Setelah pertemuan tersebut, perwakilan massa dipertemukan dengan Bendesa Tanjung Benoa, Made Wijaya di ruang Dir Tahti, AKBP Made Suyasa. Saat pertemuan antara perwakilan massa dan Yonda yang menggunakan baju tahanan warga oranye, hadir Ketua DPRD Badung, I Putu Parwata. Ditemui terpisah, Parwata mengatakan dalam pertemuan tersebut, dirinya menyampaikan kepada Yonda agar mengikuti proses hukum yang sedang berjalan. “Saya sampaikan agar menghormati dan mengikuti proses hukum yang sedang berjalan,” tegas politis PDIP ini.
Ditanya terkait bantuan hukum yang diberikan kepada Yonda sebagai anggota dewan, Parwata mengatakan tidak ada. “Yonda sudah memiliki tim kuasa hukum sendiri sehingga kami tidak berikan lagi bantuan hukum,” beber Parwata yang juga sempat menemui ratusan krama Tanjung Benoa yang menunggu di luar pagar Mapolda Bali. Massa akhirnya meninggalkan Polda Bali sekitar pukul 12.30 Wita.
Kuasa hukum Yonda, Agus Nahak dkk yang ditemui mengatakan penahanan yang dilakukan pihak kepolisian seharusnya tidak dilakukan. Pasalnya sejak penyelidikan, Made Wijaya selalu kooperatif dan datang setiap kali dipanggil. “Beliau juga sebagai Bendesa Tanjung Benoa dan Anggota Dewan Badung, bisa kami pastikan beliau tidak akan melarikan diri,” tegasnya.

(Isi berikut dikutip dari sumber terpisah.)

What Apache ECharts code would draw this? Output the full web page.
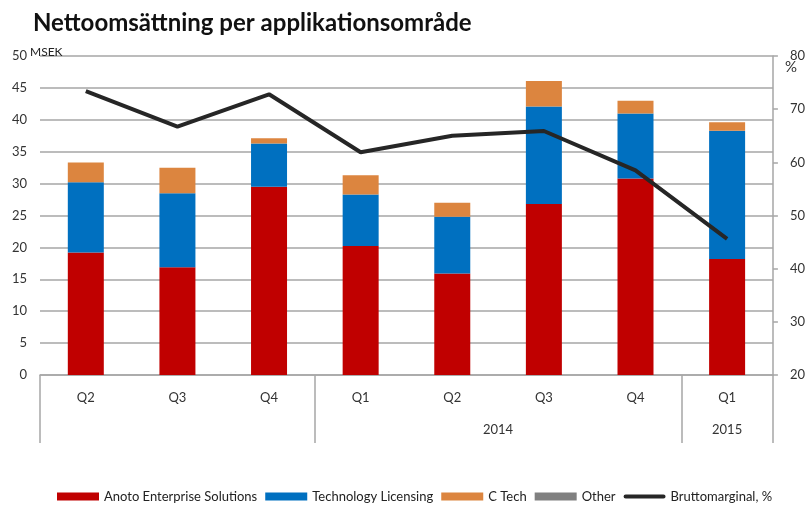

Agus mengatakan sampai saat ini kliennya juga tidak pernah mau menandatangani surat penahanan yang diajukan penyidik. Terkait surat penagguhan penahanan, pengacara asal Nusa Tenggara Timur (NTT) ini mengaku sudah mengajukan surat penagguhan penahanan ke Polda Bali. Namun sampai saat ini belum ada jawaban karena rencananya Wijaya akan dilimpahkan ke Kejati Bali.
Seperti diketahui, Made Wijaya dijebloskan ke Rutan Polda Bali pada, Senin malam lalu. Sebelum dijebloskan ke tahanan, Wijaya sempat menjalani pemeriksaan sidik jari, cek kesehatan dan menandatangani pelimpahan tahap I. Nah, saat diminta menandatangani surat penahanan, Wijaya langsung menolak. Sempat terjadi tarik ulur sekitar 10 jam hingga Wijaya mau dijebloskan ke Rutan Polda Bali pada pukul 21.00 Wita.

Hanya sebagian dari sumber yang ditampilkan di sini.